* [Task statement] Work out how many lines of the listing hold the string "Recreate". Answer with that number alone.

* [Dataset records]
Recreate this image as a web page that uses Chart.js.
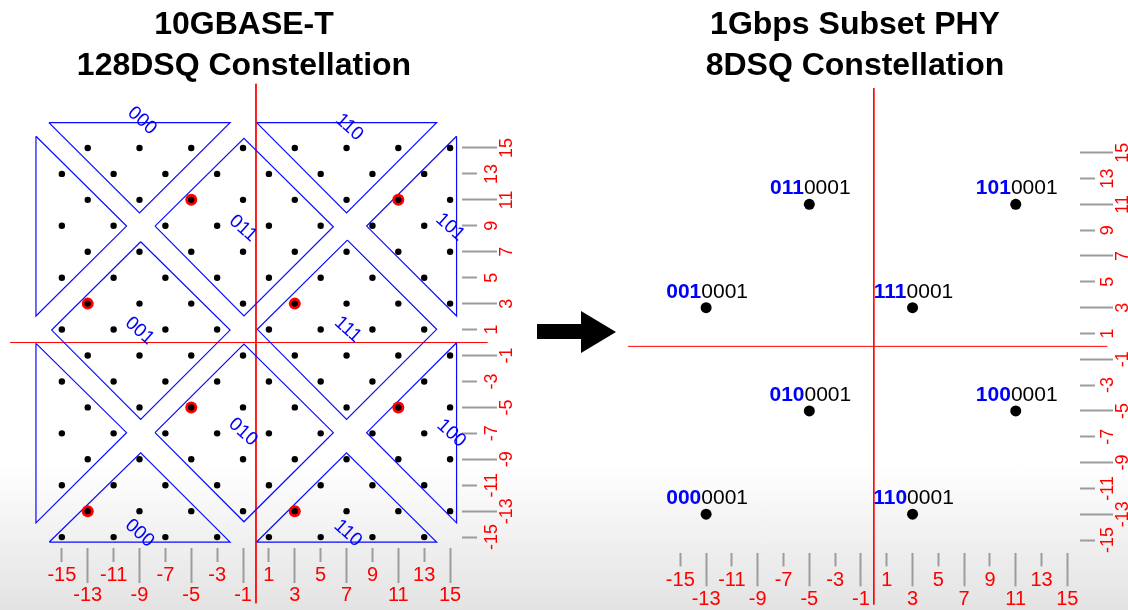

--

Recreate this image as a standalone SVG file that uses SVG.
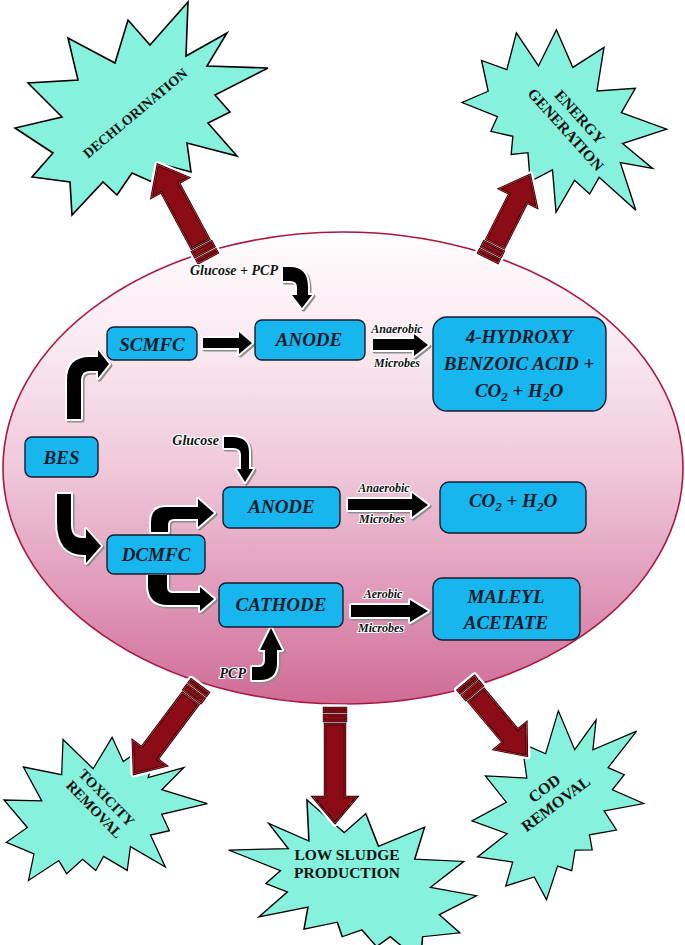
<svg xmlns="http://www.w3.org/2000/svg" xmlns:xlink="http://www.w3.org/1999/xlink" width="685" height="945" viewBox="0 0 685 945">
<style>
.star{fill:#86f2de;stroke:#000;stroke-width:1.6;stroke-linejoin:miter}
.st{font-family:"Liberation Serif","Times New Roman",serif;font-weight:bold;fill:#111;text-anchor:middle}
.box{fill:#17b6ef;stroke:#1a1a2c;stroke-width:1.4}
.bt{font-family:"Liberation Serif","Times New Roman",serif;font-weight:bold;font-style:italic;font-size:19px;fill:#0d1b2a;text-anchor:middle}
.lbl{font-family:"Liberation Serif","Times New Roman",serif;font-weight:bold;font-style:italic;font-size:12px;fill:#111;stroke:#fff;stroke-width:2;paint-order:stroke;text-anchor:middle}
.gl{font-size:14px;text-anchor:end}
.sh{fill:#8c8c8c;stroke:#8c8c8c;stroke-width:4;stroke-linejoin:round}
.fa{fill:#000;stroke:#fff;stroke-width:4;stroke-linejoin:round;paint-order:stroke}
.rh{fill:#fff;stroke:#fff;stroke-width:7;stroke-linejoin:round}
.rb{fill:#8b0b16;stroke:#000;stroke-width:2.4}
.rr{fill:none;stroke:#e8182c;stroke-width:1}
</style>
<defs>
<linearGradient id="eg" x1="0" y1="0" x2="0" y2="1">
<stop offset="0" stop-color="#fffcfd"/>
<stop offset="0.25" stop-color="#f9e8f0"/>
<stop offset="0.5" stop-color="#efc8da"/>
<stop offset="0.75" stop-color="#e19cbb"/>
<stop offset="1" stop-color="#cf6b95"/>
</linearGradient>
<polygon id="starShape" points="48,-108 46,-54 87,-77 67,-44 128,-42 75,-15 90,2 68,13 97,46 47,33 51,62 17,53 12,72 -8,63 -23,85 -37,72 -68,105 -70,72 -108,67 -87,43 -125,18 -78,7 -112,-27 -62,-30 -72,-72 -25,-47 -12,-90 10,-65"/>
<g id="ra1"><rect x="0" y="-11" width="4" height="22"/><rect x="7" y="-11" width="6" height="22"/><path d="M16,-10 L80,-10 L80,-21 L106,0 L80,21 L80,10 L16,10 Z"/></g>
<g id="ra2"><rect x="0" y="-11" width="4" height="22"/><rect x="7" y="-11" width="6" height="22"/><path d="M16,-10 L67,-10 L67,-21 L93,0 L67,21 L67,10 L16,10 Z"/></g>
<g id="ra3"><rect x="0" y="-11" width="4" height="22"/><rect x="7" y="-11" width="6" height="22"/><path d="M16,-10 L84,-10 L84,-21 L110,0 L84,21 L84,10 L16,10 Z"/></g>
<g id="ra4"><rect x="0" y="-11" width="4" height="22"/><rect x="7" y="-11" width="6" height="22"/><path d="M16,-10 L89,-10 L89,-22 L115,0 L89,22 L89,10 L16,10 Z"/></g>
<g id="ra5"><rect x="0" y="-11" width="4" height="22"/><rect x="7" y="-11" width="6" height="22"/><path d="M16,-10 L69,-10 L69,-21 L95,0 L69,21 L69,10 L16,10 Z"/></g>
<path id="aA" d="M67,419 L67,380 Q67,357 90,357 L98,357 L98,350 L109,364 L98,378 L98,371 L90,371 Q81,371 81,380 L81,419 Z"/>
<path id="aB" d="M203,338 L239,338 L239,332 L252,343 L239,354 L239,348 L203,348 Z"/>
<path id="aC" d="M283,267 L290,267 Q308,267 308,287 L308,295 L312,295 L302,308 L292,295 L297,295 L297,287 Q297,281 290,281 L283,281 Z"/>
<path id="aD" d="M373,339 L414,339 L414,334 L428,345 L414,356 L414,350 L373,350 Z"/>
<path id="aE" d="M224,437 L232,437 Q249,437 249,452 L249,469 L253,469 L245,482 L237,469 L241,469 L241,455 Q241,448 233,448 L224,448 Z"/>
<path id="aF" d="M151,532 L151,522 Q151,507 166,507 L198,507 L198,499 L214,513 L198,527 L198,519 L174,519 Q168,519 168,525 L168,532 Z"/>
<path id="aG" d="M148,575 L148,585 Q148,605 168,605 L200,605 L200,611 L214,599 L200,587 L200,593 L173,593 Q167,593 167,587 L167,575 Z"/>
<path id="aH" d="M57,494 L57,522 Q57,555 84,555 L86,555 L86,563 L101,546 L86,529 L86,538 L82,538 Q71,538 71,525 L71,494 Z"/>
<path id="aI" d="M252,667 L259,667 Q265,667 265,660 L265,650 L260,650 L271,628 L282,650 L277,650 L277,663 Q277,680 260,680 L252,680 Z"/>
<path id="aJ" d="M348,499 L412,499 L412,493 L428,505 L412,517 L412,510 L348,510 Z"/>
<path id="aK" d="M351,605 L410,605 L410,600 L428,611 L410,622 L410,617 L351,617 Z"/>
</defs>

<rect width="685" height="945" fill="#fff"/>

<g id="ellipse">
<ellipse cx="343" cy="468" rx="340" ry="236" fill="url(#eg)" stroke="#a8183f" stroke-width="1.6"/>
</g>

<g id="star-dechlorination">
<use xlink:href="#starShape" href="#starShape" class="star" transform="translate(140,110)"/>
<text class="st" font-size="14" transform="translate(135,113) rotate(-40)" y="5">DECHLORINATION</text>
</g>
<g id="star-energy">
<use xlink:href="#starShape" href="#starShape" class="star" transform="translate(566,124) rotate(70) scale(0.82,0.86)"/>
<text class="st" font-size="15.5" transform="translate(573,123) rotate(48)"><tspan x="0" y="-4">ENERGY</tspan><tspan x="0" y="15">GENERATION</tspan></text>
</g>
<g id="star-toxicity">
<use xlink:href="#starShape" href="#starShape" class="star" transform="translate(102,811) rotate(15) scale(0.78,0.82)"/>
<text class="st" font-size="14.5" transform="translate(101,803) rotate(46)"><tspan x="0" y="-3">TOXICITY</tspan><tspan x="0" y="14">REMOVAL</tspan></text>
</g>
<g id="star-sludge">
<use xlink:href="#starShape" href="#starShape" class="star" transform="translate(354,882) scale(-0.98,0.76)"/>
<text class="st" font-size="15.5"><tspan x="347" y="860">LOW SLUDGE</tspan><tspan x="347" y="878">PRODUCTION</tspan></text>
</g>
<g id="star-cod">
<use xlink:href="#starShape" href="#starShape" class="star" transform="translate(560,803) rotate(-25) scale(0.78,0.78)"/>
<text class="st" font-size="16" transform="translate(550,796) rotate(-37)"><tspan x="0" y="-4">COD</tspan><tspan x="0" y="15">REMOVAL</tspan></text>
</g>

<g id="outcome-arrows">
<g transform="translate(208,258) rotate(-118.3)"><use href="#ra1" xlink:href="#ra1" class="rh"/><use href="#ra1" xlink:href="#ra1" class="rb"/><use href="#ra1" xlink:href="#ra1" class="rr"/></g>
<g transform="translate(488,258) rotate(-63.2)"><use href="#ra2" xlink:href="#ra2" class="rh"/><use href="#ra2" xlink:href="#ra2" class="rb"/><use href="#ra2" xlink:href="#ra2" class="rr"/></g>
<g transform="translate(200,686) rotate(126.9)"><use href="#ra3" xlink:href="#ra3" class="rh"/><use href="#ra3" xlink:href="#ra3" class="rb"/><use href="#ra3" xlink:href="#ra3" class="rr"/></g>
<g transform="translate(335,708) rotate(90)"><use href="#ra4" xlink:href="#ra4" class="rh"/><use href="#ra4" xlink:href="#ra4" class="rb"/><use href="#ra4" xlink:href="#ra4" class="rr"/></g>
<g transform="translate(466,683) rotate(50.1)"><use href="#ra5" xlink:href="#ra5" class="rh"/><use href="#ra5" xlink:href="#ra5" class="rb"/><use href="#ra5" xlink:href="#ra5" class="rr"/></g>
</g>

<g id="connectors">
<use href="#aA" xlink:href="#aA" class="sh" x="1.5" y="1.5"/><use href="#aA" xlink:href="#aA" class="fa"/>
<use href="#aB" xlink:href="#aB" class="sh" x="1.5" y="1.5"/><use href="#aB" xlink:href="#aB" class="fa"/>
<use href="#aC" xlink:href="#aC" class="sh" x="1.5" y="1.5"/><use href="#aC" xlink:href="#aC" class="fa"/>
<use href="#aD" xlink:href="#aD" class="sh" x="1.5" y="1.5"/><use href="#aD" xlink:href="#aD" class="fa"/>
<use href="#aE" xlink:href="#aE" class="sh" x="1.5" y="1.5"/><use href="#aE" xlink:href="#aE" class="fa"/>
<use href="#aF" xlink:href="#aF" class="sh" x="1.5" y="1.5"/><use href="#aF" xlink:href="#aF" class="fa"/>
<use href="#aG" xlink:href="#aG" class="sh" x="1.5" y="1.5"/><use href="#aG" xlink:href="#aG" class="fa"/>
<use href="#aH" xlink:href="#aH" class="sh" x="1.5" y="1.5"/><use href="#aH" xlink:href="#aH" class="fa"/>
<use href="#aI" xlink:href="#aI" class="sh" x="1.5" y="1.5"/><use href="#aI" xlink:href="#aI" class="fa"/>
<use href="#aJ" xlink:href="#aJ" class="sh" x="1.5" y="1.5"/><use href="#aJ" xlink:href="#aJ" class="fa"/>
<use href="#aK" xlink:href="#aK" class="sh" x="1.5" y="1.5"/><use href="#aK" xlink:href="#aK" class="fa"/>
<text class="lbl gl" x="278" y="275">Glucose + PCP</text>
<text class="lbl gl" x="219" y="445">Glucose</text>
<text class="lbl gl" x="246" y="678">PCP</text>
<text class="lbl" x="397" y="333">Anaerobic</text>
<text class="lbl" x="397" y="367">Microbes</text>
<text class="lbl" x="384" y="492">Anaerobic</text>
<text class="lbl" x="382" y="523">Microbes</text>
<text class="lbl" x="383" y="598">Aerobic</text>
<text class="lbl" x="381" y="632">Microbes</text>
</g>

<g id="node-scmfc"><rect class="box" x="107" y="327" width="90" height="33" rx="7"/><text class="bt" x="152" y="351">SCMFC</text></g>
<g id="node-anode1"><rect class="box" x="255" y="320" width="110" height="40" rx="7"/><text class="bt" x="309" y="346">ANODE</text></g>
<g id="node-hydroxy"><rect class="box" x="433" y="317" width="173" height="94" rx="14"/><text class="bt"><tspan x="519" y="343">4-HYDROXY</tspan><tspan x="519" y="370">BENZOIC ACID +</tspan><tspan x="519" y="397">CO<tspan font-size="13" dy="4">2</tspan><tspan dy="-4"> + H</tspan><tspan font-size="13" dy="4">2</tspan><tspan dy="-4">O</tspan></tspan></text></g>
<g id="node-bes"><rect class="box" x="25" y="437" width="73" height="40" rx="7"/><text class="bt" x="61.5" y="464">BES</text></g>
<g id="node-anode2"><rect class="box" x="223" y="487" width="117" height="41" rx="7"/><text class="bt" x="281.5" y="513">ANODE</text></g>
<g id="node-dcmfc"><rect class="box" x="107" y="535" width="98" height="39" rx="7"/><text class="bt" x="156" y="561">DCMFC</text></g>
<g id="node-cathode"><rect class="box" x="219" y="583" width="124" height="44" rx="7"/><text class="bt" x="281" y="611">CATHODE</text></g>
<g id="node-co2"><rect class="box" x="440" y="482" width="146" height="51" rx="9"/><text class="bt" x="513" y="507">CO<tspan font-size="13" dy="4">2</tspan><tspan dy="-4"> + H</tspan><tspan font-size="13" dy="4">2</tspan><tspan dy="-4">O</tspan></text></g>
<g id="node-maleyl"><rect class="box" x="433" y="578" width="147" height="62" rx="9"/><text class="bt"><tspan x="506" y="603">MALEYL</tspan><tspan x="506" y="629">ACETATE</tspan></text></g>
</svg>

* * *

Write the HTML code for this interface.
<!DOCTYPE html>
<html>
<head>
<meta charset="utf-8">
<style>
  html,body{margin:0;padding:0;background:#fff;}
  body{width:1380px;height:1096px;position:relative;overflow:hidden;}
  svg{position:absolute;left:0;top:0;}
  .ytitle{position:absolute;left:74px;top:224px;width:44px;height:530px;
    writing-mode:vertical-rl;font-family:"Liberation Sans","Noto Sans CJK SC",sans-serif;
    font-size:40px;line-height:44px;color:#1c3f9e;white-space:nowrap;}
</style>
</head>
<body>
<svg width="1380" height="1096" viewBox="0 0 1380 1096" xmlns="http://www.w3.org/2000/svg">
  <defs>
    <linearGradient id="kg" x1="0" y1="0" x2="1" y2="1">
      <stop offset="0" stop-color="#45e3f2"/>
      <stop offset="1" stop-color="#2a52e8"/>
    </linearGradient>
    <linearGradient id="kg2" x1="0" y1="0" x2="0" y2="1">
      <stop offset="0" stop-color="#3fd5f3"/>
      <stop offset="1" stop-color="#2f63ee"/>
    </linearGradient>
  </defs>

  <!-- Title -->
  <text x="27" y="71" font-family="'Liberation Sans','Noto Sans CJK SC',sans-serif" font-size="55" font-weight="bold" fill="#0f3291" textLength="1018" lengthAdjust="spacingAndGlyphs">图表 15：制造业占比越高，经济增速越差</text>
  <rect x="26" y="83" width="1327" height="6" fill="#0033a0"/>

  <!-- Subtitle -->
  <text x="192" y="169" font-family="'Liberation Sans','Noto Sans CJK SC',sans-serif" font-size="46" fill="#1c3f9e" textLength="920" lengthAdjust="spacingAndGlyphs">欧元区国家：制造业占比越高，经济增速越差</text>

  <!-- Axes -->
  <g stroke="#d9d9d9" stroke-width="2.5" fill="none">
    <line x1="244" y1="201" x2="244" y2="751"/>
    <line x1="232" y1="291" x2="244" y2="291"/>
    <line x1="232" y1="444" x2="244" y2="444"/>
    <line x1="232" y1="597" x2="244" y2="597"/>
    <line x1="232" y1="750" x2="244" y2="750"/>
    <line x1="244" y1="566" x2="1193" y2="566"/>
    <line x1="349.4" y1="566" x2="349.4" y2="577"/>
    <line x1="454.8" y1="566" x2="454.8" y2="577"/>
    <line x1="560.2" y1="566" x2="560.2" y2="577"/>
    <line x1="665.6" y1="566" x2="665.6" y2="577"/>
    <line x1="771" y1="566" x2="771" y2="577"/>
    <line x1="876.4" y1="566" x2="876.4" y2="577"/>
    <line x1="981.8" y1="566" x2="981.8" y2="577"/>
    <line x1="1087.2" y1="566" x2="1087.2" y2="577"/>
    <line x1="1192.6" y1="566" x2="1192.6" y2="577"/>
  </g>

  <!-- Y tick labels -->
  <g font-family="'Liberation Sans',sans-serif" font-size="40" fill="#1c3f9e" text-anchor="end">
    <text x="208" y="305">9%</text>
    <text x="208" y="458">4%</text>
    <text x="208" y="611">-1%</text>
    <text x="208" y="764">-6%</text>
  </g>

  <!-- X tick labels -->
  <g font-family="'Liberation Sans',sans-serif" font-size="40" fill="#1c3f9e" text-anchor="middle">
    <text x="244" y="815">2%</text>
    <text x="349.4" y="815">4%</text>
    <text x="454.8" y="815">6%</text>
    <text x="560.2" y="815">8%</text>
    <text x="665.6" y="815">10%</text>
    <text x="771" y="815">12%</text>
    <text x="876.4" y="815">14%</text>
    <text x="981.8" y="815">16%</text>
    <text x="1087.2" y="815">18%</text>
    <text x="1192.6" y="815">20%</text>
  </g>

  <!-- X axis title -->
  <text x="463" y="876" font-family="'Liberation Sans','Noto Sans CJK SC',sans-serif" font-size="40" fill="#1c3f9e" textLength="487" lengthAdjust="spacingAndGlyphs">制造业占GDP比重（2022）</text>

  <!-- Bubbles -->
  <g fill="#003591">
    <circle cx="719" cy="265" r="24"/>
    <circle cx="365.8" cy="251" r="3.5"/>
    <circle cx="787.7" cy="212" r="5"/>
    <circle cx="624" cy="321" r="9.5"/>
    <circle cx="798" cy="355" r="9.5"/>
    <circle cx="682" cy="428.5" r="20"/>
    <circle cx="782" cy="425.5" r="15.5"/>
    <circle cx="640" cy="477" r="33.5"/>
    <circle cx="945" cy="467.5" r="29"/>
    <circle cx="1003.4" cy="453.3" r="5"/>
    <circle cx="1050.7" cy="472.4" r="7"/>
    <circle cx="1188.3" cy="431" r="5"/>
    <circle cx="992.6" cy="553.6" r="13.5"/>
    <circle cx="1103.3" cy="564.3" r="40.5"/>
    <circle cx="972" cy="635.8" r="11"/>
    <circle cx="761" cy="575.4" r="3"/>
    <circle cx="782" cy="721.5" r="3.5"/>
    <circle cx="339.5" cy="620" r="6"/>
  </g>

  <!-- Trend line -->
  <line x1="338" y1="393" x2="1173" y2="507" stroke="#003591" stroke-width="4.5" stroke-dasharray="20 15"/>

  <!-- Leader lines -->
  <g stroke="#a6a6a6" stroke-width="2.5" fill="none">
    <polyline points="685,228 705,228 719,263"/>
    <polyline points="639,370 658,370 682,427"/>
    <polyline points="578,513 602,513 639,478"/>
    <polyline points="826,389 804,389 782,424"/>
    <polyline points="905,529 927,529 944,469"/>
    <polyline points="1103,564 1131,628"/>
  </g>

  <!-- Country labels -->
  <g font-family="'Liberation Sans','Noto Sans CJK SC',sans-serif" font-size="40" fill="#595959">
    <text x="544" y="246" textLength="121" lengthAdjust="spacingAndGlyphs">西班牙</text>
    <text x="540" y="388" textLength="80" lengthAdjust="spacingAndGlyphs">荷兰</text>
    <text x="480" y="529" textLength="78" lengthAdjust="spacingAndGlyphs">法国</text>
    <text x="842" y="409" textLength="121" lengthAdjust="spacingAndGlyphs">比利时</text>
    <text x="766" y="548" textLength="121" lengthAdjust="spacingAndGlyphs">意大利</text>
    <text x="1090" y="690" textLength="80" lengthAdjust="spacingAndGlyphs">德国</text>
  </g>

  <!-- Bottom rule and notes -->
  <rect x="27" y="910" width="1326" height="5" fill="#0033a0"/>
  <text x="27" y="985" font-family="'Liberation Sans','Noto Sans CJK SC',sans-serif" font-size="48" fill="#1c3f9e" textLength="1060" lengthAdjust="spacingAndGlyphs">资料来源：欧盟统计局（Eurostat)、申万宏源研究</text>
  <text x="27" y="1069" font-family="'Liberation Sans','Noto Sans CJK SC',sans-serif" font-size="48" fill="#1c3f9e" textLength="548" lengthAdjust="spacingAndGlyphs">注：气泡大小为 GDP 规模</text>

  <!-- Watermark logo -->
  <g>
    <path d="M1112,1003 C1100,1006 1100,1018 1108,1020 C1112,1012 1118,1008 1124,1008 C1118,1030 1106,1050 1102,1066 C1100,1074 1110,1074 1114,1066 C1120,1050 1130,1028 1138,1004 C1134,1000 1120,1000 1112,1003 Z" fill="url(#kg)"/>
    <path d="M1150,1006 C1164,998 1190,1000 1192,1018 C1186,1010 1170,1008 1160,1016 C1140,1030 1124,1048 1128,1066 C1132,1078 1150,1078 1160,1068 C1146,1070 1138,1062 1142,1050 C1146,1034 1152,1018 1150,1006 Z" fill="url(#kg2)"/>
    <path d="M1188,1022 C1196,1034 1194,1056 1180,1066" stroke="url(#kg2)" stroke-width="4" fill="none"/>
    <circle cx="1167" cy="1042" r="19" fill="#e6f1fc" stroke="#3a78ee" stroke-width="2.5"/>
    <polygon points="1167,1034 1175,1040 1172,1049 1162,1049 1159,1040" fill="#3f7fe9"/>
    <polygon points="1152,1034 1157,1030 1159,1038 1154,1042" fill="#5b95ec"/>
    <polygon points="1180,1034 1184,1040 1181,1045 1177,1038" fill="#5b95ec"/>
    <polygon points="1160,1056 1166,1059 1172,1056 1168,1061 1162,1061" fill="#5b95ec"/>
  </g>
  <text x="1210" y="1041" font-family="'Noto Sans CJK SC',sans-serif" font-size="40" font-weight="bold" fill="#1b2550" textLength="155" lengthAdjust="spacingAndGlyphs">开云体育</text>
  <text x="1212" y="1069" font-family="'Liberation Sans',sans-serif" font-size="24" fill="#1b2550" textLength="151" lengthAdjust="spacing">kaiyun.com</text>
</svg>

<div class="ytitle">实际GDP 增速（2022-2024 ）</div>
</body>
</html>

* [Result of the task] 2